● Do this
Reproduce every line of the material below, but drop the pictures.

-------- Data block

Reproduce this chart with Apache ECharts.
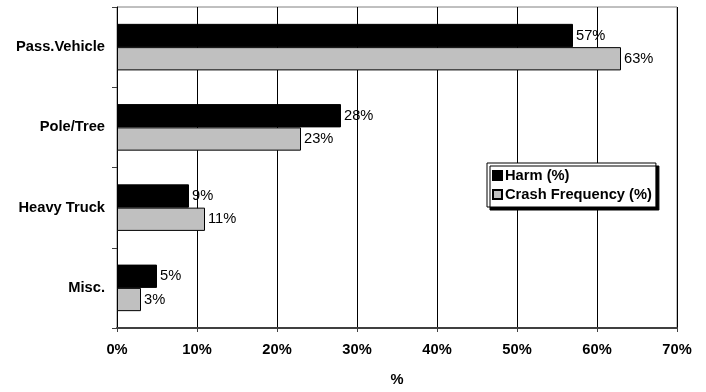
<!DOCTYPE html>
<html>
<head>
<meta charset="utf-8">
<script src="https://cdn.jsdelivr.net/npm/echarts@6/dist/echarts.min.js"></script>
<style>
  html, body { margin: 0; padding: 0; background: #fff; }
  #chart { width: 706px; height: 392px; }
</style>
</head>
<body>
<div id="chart"></div>
<script>
// Crash object categories, listed top to bottom
const categories = ['Pass.Vehicle', 'Pole/Tree', 'Heavy Truck', 'Misc.'];
// Share of harm per object type (%)
const harm = [57, 28, 9, 5];
// Share of crash frequency per object type (%)
const crashFrequency = [63, 23, 11, 3];
// Value axis range (%)
const axisMin = 0;
const axisMax = 70;
const axisStep = 10;

const FONT = 'Liberation Sans, Arial, sans-serif';
const FS = 14.7;

const chart = echarts.init(document.getElementById('chart'), null, { renderer: 'canvas' });

const labelStyle = {
  show: true,
  position: 'right',
  distance: 3,
  color: '#000',
  fontFamily: FONT,
  fontSize: FS,
  formatter: p => Math.round(p.value) + '%'
};

chart.setOption({
  animation: false,
  backgroundColor: '#fff',
  grid: {
    left: 117, right: 29, top: 7, bottom: 60,
    show: true,
    borderColor: '#808080',
    borderWidth: 1,
    backgroundColor: 'transparent'
  },
  legend: {
    orient: 'vertical',
    left: 487, top: 163,
    backgroundColor: '#fff',
    borderColor: '#000',
    borderWidth: 1,
    shadowColor: '#000',
    shadowBlur: 0,
    shadowOffsetX: 3,
    shadowOffsetY: 3,
    padding: [4, 4, 4, 5],
    itemGap: 2,
    itemWidth: 9,
    itemHeight: 9,
    icon: 'rect',
    textStyle: {
      fontFamily: FONT, fontSize: FS, fontWeight: 'bold', color: '#000',
      lineHeight: 17, padding: [0, 0, 0, -2]
    },
    data: ['Harm (%)', 'Crash Frequency (%)']
  },
  xAxis: {
    type: 'value',
    min: axisMin, max: axisMax, interval: axisStep,
    name: '%',
    nameLocation: 'middle',
    nameGap: 44,
    nameTextStyle: { fontFamily: FONT, fontSize: FS, fontWeight: 'bold', color: '#000', verticalAlign: 'top' },
    axisLine: { show: true, lineStyle: { color: '#404040', width: 2 } },
    axisTick: { show: true, length: 4, lineStyle: { color: '#404040' } },
    axisLabel: {
      margin: 14,
      fontFamily: FONT, fontSize: FS, fontWeight: 'bold', color: '#000',
      formatter: '{value}%'
    },
    splitLine: { show: true, lineStyle: { color: '#000', width: 1 } }
  },
  yAxis: {
    type: 'category',
    inverse: true,
    data: categories,
    axisLine: { show: true, lineStyle: { color: '#000', width: 1 } },
    axisTick: { show: true, length: 5, lineStyle: { color: '#404040' } },
    axisLabel: {
      margin: 12,
      fontFamily: FONT, fontSize: FS, fontWeight: 'bold', color: '#000'
    },
    splitLine: { show: false }
  },
  series: [
    {
      name: 'Harm (%)',
      type: 'bar',
      data: harm,
      barGap: '0%',
      barCategoryGap: '42%',
      itemStyle: { color: '#000', borderColor: '#000', borderWidth: 1 },
      label: labelStyle
    },
    {
      name: 'Crash Frequency (%)',
      type: 'bar',
      data: crashFrequency,
      itemStyle: { color: '#c0c0c0', borderColor: '#000', borderWidth: 1 },
      label: labelStyle
    }
  ]
});
</script>
</body>
</html>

----------------

● The reply
Reproduce this chart with Apache ECharts.
<!DOCTYPE html>
<html>
<head>
<meta charset="utf-8">
<script src="https://cdn.jsdelivr.net/npm/echarts@6/dist/echarts.min.js"></script>
<style>
  html, body { margin: 0; padding: 0; background: #fff; }
  #chart { width: 706px; height: 392px; }
</style>
</head>
<body>
<div id="chart"></div>
<script>
// Crash object categories, listed top to bottom
const categories = ['Pass.Vehicle', 'Pole/Tree', 'Heavy Truck', 'Misc.'];
// Share of harm per object type (%)
const harm = [57, 28, 9, 5];
// Share of crash frequency per object type (%)
const crashFrequency = [63, 23, 11, 3];
// Value axis range (%)
const axisMin = 0;
const axisMax = 70;
const axisStep = 10;

const FONT = 'Liberation Sans, Arial, sans-serif';
const FS = 14.7;

const chart = echarts.init(document.getElementById('chart'), null, { renderer: 'canvas' });

const labelStyle = {
  show: true,
  position: 'right',
  distance: 3,
  color: '#000',
  fontFamily: FONT,
  fontSize: FS,
  formatter: p => Math.round(p.value) + '%'
};

chart.setOption({
  animation: false,
  backgroundColor: '#fff',
  grid: {
    left: 117, right: 29, top: 7, bottom: 60,
    show: true,
    borderColor: '#808080',
    borderWidth: 1,
    backgroundColor: 'transparent'
  },
  legend: {
    orient: 'vertical',
    left: 487, top: 163,
    backgroundColor: '#fff',
    borderColor: '#000',
    borderWidth: 1,
    shadowColor: '#000',
    shadowBlur: 0,
    shadowOffsetX: 3,
    shadowOffsetY: 3,
    padding: [4, 4, 4, 5],
    itemGap: 2,
    itemWidth: 9,
    itemHeight: 9,
    icon: 'rect',
    textStyle: {
      fontFamily: FONT, fontSize: FS, fontWeight: 'bold', color: '#000',
      lineHeight: 17, padding: [0, 0, 0, -2]
    },
    data: ['Harm (%)', 'Crash Frequency (%)']
  },
  xAxis: {
    type: 'value',
    min: axisMin, max: axisMax, interval: axisStep,
    name: '%',
    nameLocation: 'middle',
    nameGap: 44,
    nameTextStyle: { fontFamily: FONT, fontSize: FS, fontWeight: 'bold', color: '#000', verticalAlign: 'top' },
    axisLine: { show: true, lineStyle: { color: '#404040', width: 2 } },
    axisTick: { show: true, length: 4, lineStyle: { color: '#404040' } },
    axisLabel: {
      margin: 14,
      fontFamily: FONT, fontSize: FS, fontWeight: 'bold', color: '#000',
      formatter: '{value}%'
    },
    splitLine: { show: true, lineStyle: { color: '#000', width: 1 } }
  },
  yAxis: {
    type: 'category',
    inverse: true,
    data: categories,
    axisLine: { show: true, lineStyle: { color: '#000', width: 1 } },
    axisTick: { show: true, length: 5, lineStyle: { color: '#404040' } },
    axisLabel: {
      margin: 12,
      fontFamily: FONT, fontSize: FS, fontWeight: 'bold', color: '#000'
    },
    splitLine: { show: false }
  },
  series: [
    {
      name: 'Harm (%)',
      type: 'bar',
      data: harm,
      barGap: '0%',
      barCategoryGap: '42%',
      itemStyle: { color: '#000', borderColor: '#000', borderWidth: 1 },
      label: labelStyle
    },
    {
      name: 'Crash Frequency (%)',
      type: 'bar',
      data: crashFrequency,
      itemStyle: { color: '#c0c0c0', borderColor: '#000', borderWidth: 1 },
      label: labelStyle
    }
  ]
});
</script>
</body>
</html>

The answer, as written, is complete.